Here’s a solution, if you want to carry a gun and drink alcohol, do it in your own home.

Post-Mirror

March 10, 2010

Word on the street is that transactions have been completed:  folks associated with Watermark and Tayst are taking over the Mirror location on 12th South.  What genre and concept of restaurant is being kept a secret, but we do know they’re planning on building a cooking pit in the back.  Cooking pit?

Quite an interesting approach that Kroger has taken to marketing chicken wings:  “Food Stamp Eligible.”

Decadent Dinner

March 6, 2010

A 2.6 lb. lobster ($14/lb) was bought at K&S on Nolensville.  I chose a female lobster, and this one had plenty of coral or roe (as seen in picture below).  Steamed, then dipped in drawn butter, and served with wasabi mashed potatoes and a salad.  Perhaps a bit too decadent.

In Nashville to film Love Don’t let me down, Gwyneth Paltrow, along with hubby Chris Martin, dined at Rumours on 12th South last night. They waited for the crowd to thin out, and chef Geoff Benson served up their meal.

A Good Bowl of Ramen

March 5, 2010

Now this is a good-looking bowl of ramen noodles.  All about the details:  balance, color, the soft yolk.  Tampopo worthy:

Ripe, Stinky Cheese

March 3, 2010

Looking for a special treat, we ended up at Whole Foods cheese counter.  We asked for a “ripe, stinky cheese.”  Normally, such a cheese is hard to find in these parts of the woods.  But based on the cheese folks’ recommendation, we got half a round of an organic cow’s milk cheese.  It was an epiphany of stink and ripeness–pungently delicious:  Cow Girl Creamery’s “Red Hawk.”   Although we don’t usually like the Whole Foods baguettes, we bought one fresh out of the oven, and it too was a treat.

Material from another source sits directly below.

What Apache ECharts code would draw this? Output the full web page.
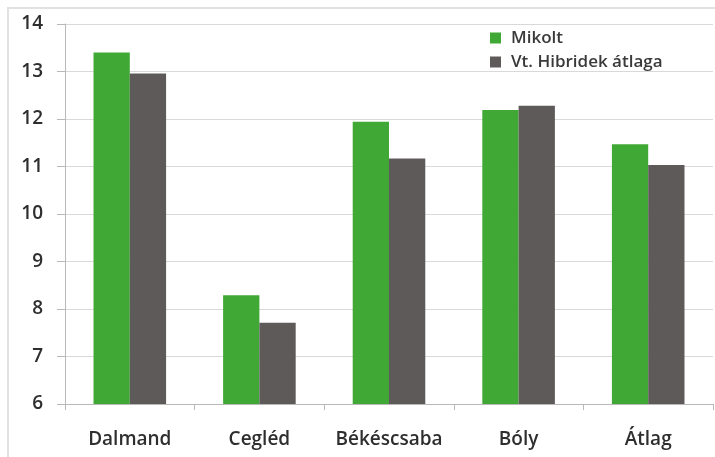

Located in Point Reyes, Cow Girl Creamery describes the Red Hawk as

a triple-cream, washed-rind, fully-flavored cheese made from organic cow milk from the Straus Family Dairy. Aged four weeks and washed with a brine solution that tints the rind a sunset red-orange, Red Hawk won Best-In-Show at the American Cheese Society’s Annual Conference in 2003 and a Gold Ribbon and 2nd Best-in-Show in 2009.

$18 gets you the whole round…we asked for half.  It’s worth the money.